If you do a quick search for content is king, you will find that distribution is queen, time is queen, analytics is queen, context is queen, revenue is queen, and creative is queen – and that’s just on the first page of Google.
See also: Articles that claim content is not king and articles that claim content is queen while something else is king.
This phrase is the most used and abused of content marketing jargon – mostly because it’s the crutch of industry experts. Authorities in the field are offering their viewpoint or predictions that might actually be mind-blowing, but will get ignored because we’ve all read the headline before.
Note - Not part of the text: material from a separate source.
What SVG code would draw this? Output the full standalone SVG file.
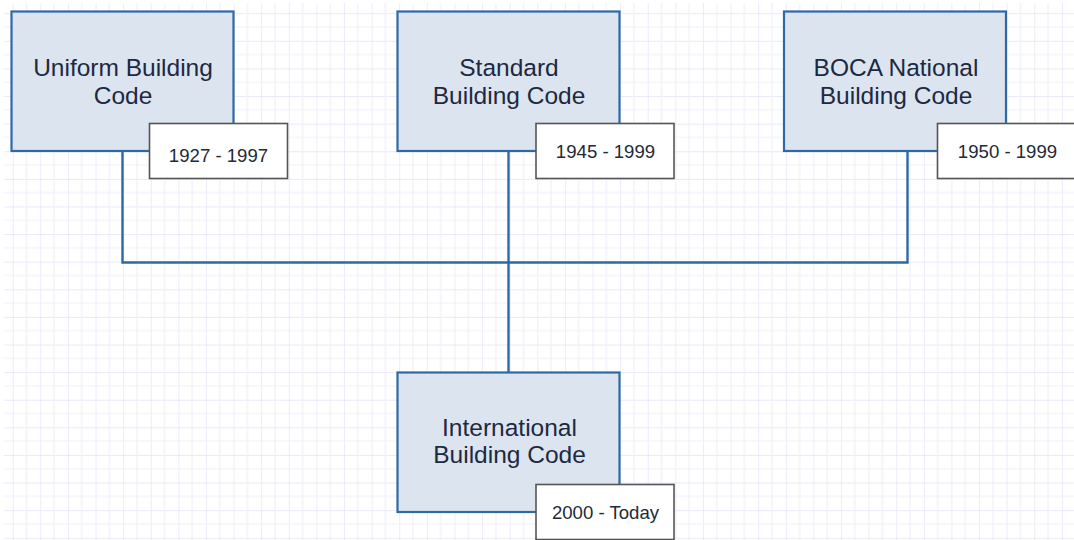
<svg xmlns="http://www.w3.org/2000/svg" width="1074" height="540" viewBox="0 0 1074 540">
  <defs>
    <pattern id="grid" patternUnits="userSpaceOnUse" x="12.7" y="13.2" width="27.61" height="27.61">
      <path d="M0 0V27.61M0 0H27.61" stroke="#e3e3f7" stroke-width="1.3" fill="none"/>
      <path d="M13.8 0V27.61M0 13.8H27.61" stroke="#efeffb" stroke-width="1.2" fill="none"/>
    </pattern>
    <style>
      .code rect { fill: #dce4ef; stroke: #2e69a6; stroke-width: 2.2; }
      .code text { font-family: "Liberation Sans", Arial, sans-serif; font-size: 24.5px; fill: #1d2942; text-anchor: middle; }
      .date rect { fill: #ffffff; stroke: #555555; stroke-width: 1.6; }
      .date text { font-family: "Liberation Sans", Arial, sans-serif; font-size: 18.6px; fill: #222a38; text-anchor: middle; }
      .wire { fill: none; stroke: #2e69a6; stroke-width: 2.4; }
    </style>
  </defs>

  <rect width="1074" height="540" fill="#ffffff"/>
  <rect x="4" y="3" width="1070" height="537" fill="url(#grid)"/>

  <!-- connectors: three predecessor codes merge into the IBC -->
  <g id="connectors">
    <path class="wire" d="M122.5 151V262.5H907.5V151"/>
    <path class="wire" d="M508.5 151V372.5"/>
  </g>

  <g id="ubc">
    <g class="code">
      <rect x="11.5" y="11.5" width="222" height="139.5"/>
      <text x="123" y="76">Uniform Building</text>
      <text x="123" y="103.5">Code</text>
    </g>
    <g class="date">
      <rect x="149.5" y="123.5" width="138" height="55"/>
      <text x="218.5" y="161.5">1927 - 1997</text>
    </g>
  </g>

  <g id="sbc">
    <g class="code">
      <rect x="397.5" y="11.5" width="222" height="139.5"/>
      <text x="509" y="76">Standard</text>
      <text x="509" y="103.5">Building Code</text>
    </g>
    <g class="date">
      <rect x="536" y="123.5" width="138" height="55"/>
      <text x="605.5" y="158">1945 - 1999</text>
    </g>
  </g>

  <g id="boca">
    <g class="code">
      <rect x="784" y="11.5" width="222" height="139.5"/>
      <text x="896" y="76">BOCA National</text>
      <text x="896" y="103.5">Building Code</text>
    </g>
    <g class="date">
      <rect x="937.5" y="123.5" width="138" height="55"/>
      <text x="1007.5" y="157.5">1950 - 1999</text>
    </g>
  </g>

  <g id="ibc">
    <g class="code">
      <rect x="397.5" y="372.5" width="222" height="139.5"/>
      <text x="509.5" y="436">International</text>
      <text x="509.5" y="463">Building Code</text>
    </g>
    <g class="date">
      <rect x="536" y="484.5" width="138" height="55"/>
      <text x="605.5" y="518.5">2000 - Today</text>
    </g>
  </g>
</svg>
When I was an intern I was called a social media rock star. Nothing could have been further from the truth. Rock star is a term we throw around all too loosely today, along with guru and ninja. Anyone with a blog and multiple social media followers can call themselves a guru to the point where the title has lost all meaning.
Similar to the fresh spin category, articles that promise to turn readers into email marketing ninjas, or SEO superheroes, or webinar pirates are equally worn out. Let’s stop equating effective calls to action with sailing the seven seas or fighting crime.
Don’t get me wrong, there are some seriously awesome guides out there. However, there are also plenty of guides that claim to be complete that barely scratch the surface. There are also guides that were complete when they were published a few years ago, but have grown stale.
The Beginner’s Guide to SEO by Moz is an example of a guide done right. I have seen “complete SEO guides” that barely touch the basics and couldn’t hold a candle to Moz’s example.
In one of the many content is king articles you will inevitably read this month, the author will mention banner blindness. Marketers have to rely on compelling content because banner ads are ineffective. The problem is that readers are starting to get content blindness. We’ve all seen these articles before, which probably means your readers have to. So why do you keep using them?